**Given material**

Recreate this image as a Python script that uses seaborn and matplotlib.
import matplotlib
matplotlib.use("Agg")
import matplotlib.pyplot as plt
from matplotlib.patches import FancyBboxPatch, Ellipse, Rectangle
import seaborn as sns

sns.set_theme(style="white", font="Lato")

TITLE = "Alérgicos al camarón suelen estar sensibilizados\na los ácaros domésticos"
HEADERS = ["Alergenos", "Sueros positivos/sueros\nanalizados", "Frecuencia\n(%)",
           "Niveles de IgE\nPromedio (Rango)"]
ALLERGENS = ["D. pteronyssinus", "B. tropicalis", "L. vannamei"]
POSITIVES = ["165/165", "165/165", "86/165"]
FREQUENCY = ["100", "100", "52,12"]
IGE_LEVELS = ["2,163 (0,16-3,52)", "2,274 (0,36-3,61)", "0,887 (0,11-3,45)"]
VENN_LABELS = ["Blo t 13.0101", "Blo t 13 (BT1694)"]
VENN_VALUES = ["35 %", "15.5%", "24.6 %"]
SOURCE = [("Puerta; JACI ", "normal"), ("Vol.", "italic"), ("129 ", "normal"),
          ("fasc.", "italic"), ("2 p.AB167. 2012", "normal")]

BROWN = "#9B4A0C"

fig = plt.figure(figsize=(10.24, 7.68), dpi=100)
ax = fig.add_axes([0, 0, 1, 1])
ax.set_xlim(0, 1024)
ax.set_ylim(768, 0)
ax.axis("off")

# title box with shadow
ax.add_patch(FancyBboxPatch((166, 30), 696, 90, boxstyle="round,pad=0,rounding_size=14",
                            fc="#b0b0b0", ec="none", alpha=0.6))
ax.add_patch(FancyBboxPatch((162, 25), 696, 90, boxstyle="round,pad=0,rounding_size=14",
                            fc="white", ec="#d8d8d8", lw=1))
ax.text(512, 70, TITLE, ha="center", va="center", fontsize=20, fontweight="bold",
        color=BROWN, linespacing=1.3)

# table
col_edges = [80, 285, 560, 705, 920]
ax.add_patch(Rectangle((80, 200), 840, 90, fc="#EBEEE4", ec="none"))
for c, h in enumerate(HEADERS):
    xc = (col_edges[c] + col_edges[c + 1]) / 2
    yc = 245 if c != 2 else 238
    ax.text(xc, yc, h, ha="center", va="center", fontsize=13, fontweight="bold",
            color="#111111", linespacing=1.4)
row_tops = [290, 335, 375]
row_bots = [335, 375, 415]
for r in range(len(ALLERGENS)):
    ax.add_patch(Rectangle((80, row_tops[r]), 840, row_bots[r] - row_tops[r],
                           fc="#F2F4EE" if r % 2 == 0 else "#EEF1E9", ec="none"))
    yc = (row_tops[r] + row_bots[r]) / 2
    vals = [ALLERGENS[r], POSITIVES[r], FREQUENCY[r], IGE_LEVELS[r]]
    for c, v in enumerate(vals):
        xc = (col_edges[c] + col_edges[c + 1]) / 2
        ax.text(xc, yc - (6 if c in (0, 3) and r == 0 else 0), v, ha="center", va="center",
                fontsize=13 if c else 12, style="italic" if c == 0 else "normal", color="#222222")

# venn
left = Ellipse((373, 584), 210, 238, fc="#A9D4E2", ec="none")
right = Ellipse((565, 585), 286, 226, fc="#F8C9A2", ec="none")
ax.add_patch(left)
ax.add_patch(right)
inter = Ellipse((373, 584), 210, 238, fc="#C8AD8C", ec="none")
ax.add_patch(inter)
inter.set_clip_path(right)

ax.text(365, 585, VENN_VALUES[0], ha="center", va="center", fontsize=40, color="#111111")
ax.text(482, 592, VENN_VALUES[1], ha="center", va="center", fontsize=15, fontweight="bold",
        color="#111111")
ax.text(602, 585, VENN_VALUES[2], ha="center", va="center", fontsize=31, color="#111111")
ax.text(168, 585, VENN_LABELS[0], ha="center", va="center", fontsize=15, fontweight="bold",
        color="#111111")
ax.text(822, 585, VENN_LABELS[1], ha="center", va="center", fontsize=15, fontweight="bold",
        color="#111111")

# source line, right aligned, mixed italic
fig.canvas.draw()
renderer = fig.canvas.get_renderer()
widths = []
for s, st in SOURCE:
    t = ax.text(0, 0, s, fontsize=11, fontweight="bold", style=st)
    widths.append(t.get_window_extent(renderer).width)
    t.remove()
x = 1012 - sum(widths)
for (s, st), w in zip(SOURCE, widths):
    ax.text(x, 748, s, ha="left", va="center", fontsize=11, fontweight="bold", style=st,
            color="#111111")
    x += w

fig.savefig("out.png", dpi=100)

**What to work on**
Copy every line of the listing containing the string "matplotlib".

**The completed task**
Recreate this image as a Python script that uses seaborn and matplotlib.
import matplotlib
matplotlib.use("Agg")
import matplotlib.pyplot as plt
from matplotlib.patches import FancyBboxPatch, Ellipse, Rectangle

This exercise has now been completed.